With my shop, I've come to know the people in my neighborhood. Some are my regular customers who are like my sibllings. They've become part of my extended family. They are the source of gossip and entertainment. Sometimes I help them with their homework.
My shop is a also a makeshift day care center. Some parents or guardians leave the kids in my shop to play games while they are busy or away.
There are customers that I like and hate. I consider the loyal ones the best. Customers who always say thank you make me smile. I'm also flattered when some praise how clean my shop is and how fast its Internet connection. I resent those who are nagmamagaling and show-off. For those annoy me, as much as possible, I apply maximum tolerance to them. I have to bear with these kind of customers who are testing my patience.
I am also getting used to customers referring USB drive/disk, or thumb drive/disk, or flash drive/disk as USB. I just remembered the term ma-traffic instead of slow traffic we Filipinos often use as an excuse for late arrival on appointment.
Because I own the shop, I can impose set of rules to my customers. There's no viewing, uploading, downloading of pornographic materials. There's no smoking and drinking. I don't allow students to cut classes. Cursing or trash talk is prohibited. And the most important of all the rules is no pay, no rent.
Since I'm the boss and the sole employee (I'm also the technician, bantay and janitor), I can announce a self-declared holiday. I don't have a regular working hours. I can undergo undertime or overtime. Nobody will scold me of opening late. But no work means no income, so I have to discipline myself.
What I love about my work is the perks that come with it. I have unlimited access to almost everything. I can surf all I want, watch all I want, download all I want, and play all I want.
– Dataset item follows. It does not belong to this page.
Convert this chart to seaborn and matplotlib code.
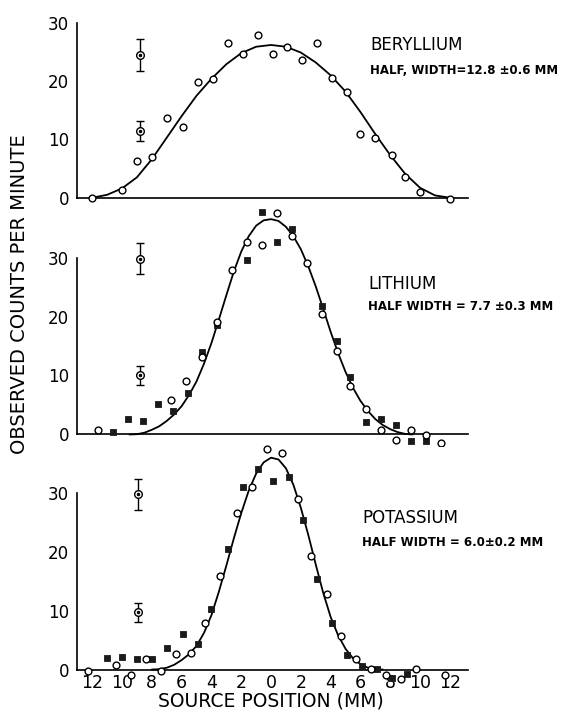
import numpy as np
import pandas as pd
import matplotlib
matplotlib.use("Agg")
import matplotlib.pyplot as plt
import seaborn as sns

# ---------------- data ----------------
# Beryllium
be_circ_x = [-12.0, -10.0, -9.0, -8.0, -7.0, -5.9, -4.9, -3.9, -2.9, -1.9, -0.9, 0.1, 1.1,
             2.1, 3.1, 4.1, 5.1, 6.0, 7.0, 8.1, 9.0, 10.0, 12.0]
be_circ_y = [0.0, 1.4, 6.3, 7.0, 13.6, 12.1, 19.8, 20.4, 26.5, 24.6, 27.9, 24.6, 25.8,
             23.7, 26.6, 20.5, 18.2, 11.0, 10.3, 7.4, 3.5, 1.0, -0.2]
be_curve_x = [-12, -11, -10, -9, -8, -7, -6, -5, -4, -3, -2, -1, 0, 1, 2, 3, 4, 5, 6, 7, 8,
              9, 10, 11, 12]
be_curve_y = [0.0, 0.5, 1.6, 3.5, 6.6, 10.3, 14.0, 17.5, 20.4, 22.9, 24.8, 25.9, 26.2, 25.9,
              24.9, 23.2, 21.0, 18.2, 14.7, 10.9, 7.3, 4.1, 1.7, 0.4, 0.0]
be_err_x = [-8.8, -8.8]
be_err_y = [24.5, 11.5]
be_err_e = [2.8, 1.7]

# Lithium
li_circ_x = [-11.6, -6.7, -5.7, -4.6, -3.6, -2.6, -1.6, -0.6, 0.4, 1.4, 2.4, 3.4, 4.4, 5.3,
             6.4, 7.4, 8.4, 9.4, 10.4, 11.4]
li_circ_y = [0.8, 5.8, 9.1, 13.2, 19.1, 27.8, 32.6, 32.1, 37.6, 33.6, 29.0, 20.4, 14.2, 8.3,
             4.3, 0.8, -0.9, 0.7, -0.1, -1.4]
li_sq_x = [-10.6, -9.6, -8.6, -7.6, -6.6, -5.6, -4.6, -3.6, -1.6, -0.6, 0.4, 1.4, 3.4, 4.4,
           5.3, 6.4, 7.4, 8.4, 9.4, 10.4]
li_sq_y = [0.4, 2.6, 2.3, 5.2, 4.0, 7.1, 14.0, 18.5, 29.5, 37.7, 32.6, 34.8, 21.8, 15.8,
           9.7, 2.2, 2.6, 1.6, -1.1, -1.1]
li_curve_x = [-9.5, -9, -8.5, -8, -7.5, -7, -6.5, -6, -5.5, -5, -4.5, -4, -3.5, -3, -2.5, -2,
              -1.5, -1, -0.5, 0, 0.5, 1, 1.5, 2, 2.5, 3, 3.5, 4, 4.5, 5, 5.5, 6, 6.5, 7,
              7.5, 8, 8.5, 9, 9.5]
li_curve_y = [0.0, 0.05, 0.3, 0.8, 1.4, 2.3, 3.4, 4.8, 6.7, 9.0, 12.0, 15.5, 19.5, 23.6,
              27.6, 31.0, 33.6, 35.4, 36.3, 36.5, 36.2, 35.2, 33.6, 31.4, 28.5, 25.1, 21.3,
              17.4, 13.8, 10.6, 7.9, 5.7, 4.0, 2.6, 1.6, 0.9, 0.4, 0.1, 0.0]
li_err_x = [-8.8, -8.8]
li_err_y = [29.8, 10.0]
li_err_e = [2.6, 1.6]

# Potassium
k_circ_x = [-12.3, -10.4, -9.4, -8.4, -7.4, -6.4, -5.4, -4.4, -3.4, -2.3, -1.3, -0.3, 0.75,
            1.8, 2.7, 3.75, 4.7, 5.7, 6.7, 7.7, 8.7, 9.7, 11.7]
k_circ_y = [-0.3, 0.8, -1.0, 1.7, -0.3, 2.7, 2.8, 7.9, 15.8, 26.6, 31.0, 37.3, 36.7,
            28.9, 19.2, 12.8, 5.6, 1.7, 0.1, -0.9, -1.6, 0.1, -0.9]
k_sq_x = [-11.0, -10.0, -9.0, -8.0, -7.0, -5.9, -4.9, -4.0, -2.9, -1.9, -0.9, 0.1, 1.2,
          2.15, 3.1, 4.1, 5.1, 6.1, 7.1, 8.1, 9.1]
k_sq_y = [2.0, 2.1, 1.8, 1.8, 3.6, 6.0, 4.4, 10.3, 20.5, 30.9, 33.9, 31.9, 32.7,
          25.4, 15.4, 7.9, 2.5, 0.6, 0.1, -1.4, -0.7]
k_curve_x = [-8, -7.5, -7, -6.5, -6, -5.5, -5, -4.5, -4, -3.5, -3, -2.5, -2, -1.5, -1, -0.5,
             0, 0.5, 1, 1.5, 2, 2.5, 3, 3.5, 4, 4.5, 5, 5.5, 6, 6.5, 7, 7.5]
k_curve_y = [0.0, 0.05, 0.3, 0.8, 1.6, 2.6, 4.0, 6.2, 9.2, 13.2, 17.6, 22.2, 26.5, 30.3,
             33.2, 35.1, 35.9, 35.6, 34.1, 31.3, 27.4, 22.8, 17.8, 13.0, 8.9, 5.8, 3.5, 1.9,
             0.9, 0.3, 0.05, 0.0]
k_err_x = [-8.9, -8.9]
k_err_y = [29.7, 9.7]
k_err_e = [2.6, 1.6]

x_ticks = [-12, -10, -8, -6, -4, -2, 0, 2, 4, 6, 8, 10, 12]
x_tick_labels = ["12", "10", "8", "6", "4", "2", "0", "2", "4", "6", "8", "10", "12"]
y_ticks = [0, 10, 20, 30]

names = ["BERYLLIUM", "LITHIUM", "POTASSIUM"]
widths = ["HALF, WIDTH=12.8 ±0.6 MM", "HALF WIDTH = 7.7 ±0.3 MM", "HALF WIDTH = 6.0±0.2 MM"]

# ---------------- figure ----------------
sns.set_style("white")
plt.rcParams["font.family"] = ["DejaVu Sans"]

W, H = 561, 711
fig = plt.figure(figsize=(W / 100, H / 100), dpi=100)
fig.patch.set_facecolor("white")

panels = [
    dict(rect=[0.1378, 0.7096, 0.696, 0.2624], ylim=(-1.5, 30.5),
         circ=(be_circ_x, be_circ_y), sq=None, curve=(be_curve_x, be_curve_y),
         err=(be_err_x, be_err_y, be_err_e)),
    dict(rect=[0.1378, 0.3723, 0.696, 0.3402], ylim=(-2, 39),
         circ=(li_circ_x, li_circ_y), sq=(li_sq_x, li_sq_y), curve=(li_curve_x, li_curve_y),
         err=(li_err_x, li_err_y, li_err_e)),
    dict(rect=[0.1378, 0.0376, 0.696, 0.3444], ylim=(-2.5, 39),
         circ=(k_circ_x, k_circ_y), sq=(k_sq_x, k_sq_y), curve=(k_curve_x, k_curve_y),
         err=(k_err_x, k_err_y, k_err_e)),
]

for i, p in enumerate(panels):
    ax = fig.add_axes(p["rect"])
    ax.patch.set_alpha(0)
    cx, cy = p["curve"]
    sns.lineplot(x=cx, y=cy, ax=ax, color="black", lw=1.3, sort=True, estimator=None)
    if p["sq"] is not None:
        sx, sy = p["sq"]
        sns.scatterplot(x=sx, y=sy, ax=ax, marker="s", s=19, color="#1a1a1a",
                        edgecolor="#1a1a1a", linewidth=0.6, zorder=4)
    ox, oy = p["circ"]
    sns.scatterplot(x=ox, y=oy, ax=ax, marker="o", s=24, facecolor="white",
                    edgecolor="black", linewidth=1.0, zorder=5)
    ex, ey, ee = p["err"]
    ax.errorbar(ex, ey, yerr=ee, fmt="o", ms=5.5, mfc="white", mec="black", mew=1.0,
                ecolor="black", elinewidth=1.0, capsize=3, capthick=1.0, zorder=6)
    ax.plot(ex, ey, "o", ms=1.5, color="black", zorder=7)

    ax.set_xlim(-13, 13.2)
    ax.set_ylim(*p["ylim"])
    for s in ["top", "right"]:
        ax.spines[s].set_visible(False)
    ax.spines["left"].set_bounds(0, 30)
    ax.spines["bottom"].set_position(("data", 0))
    for s in ["left", "bottom"]:
        ax.spines[s].set_color("black")
        ax.spines[s].set_linewidth(1.2)
    ax.set_yticks(y_ticks)
    ax.set_yticklabels([str(v) for v in y_ticks])
    ax.set_xticks(x_ticks)
    ax.tick_params(axis="y", direction="in", length=6, width=1.1, pad=6,
                   labelsize=12, colors="black")
    ax.tick_params(axis="x", direction="in", length=6, width=1.1, pad=3,
                   labelsize=12.5, colors="black")
    if i == 2:
        ax.set_xticklabels(x_tick_labels)
    else:
        ax.set_xticklabels([])
    ax.set_xlabel("")
    ax.set_ylabel("")

# annotations
txt_pos = [(370, 45, 70), (368, 284, 307), (362, 518, 542)]
for (xp, y1, y2), nm, wd in zip(txt_pos, names, widths):
    fig.text(xp / W, 1 - y1 / H, nm, fontsize=12, va="center", ha="left", color="black")
    fig.text(xp / W, 1 - y2 / H, wd, fontsize=8.5, fontweight="bold", va="center",
             ha="left", color="black")

fig.text(20 / W, 1 - 294 / H, "OBSERVED COUNTS PER MINUTE", rotation=90, fontsize=14,
         va="center", ha="center", color="black")
fig.text(271 / W, 1 - 701 / H, "SOURCE POSITION (MM)", fontsize=13.5, va="center",
         ha="center", color="black")

fig.savefig("out.png", dpi=100, facecolor="white")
But while I'm enjoying these privileges, I must always be aware of my customer's needs.
As a manager, I must also be updated of the latest software in the market. I don't install pirated software. A good alternative is free and open source software. And as responsible individual, I don't put too violent games in my shop.
One of the Internet café owner's worst enemies is power outage. You have no choice but to close for the day. Second is heavy rain or typhoon which may lead to the first one. Third is unstable net connection or no connection at all. Fourth is hardware failure. It's an added expense to replace the damaged parts. Fifth is competitors. In our area, computer shops are ubiquitous. Competition is very tight. I wonder how other shops survive with a 10 Pesos per hour rate with the continuous rise in electric bills. Fifth is thieves and burglars. These heartless guys don't realize how hard it is to keep a shop alive. The only solution to prevent them is to set-up a security system and always be alert. In my shop, I always check if a new customer or pretending to be a customer is suspicious-looking.
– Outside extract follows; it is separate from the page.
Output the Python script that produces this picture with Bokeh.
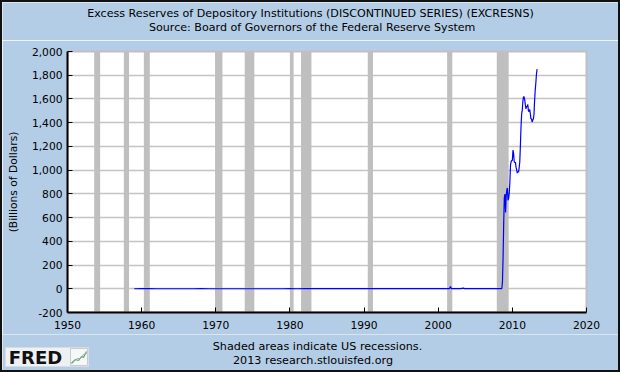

Moreover, I just earn enough to finance my basic needs and to pay for monthly and annual expenses. I don't pay for the rent since it's residential. I don't worry about transportation expense. I'm hands on and I don't depend on other technicians for repair and maintenance.
I'm a technopreneur by accident. This can't make me rich (yet) but it's rewarding. There are ups and downs but what matters most is that I love and enjoy my job (or my hobby). And of course, it doesn't make me dull.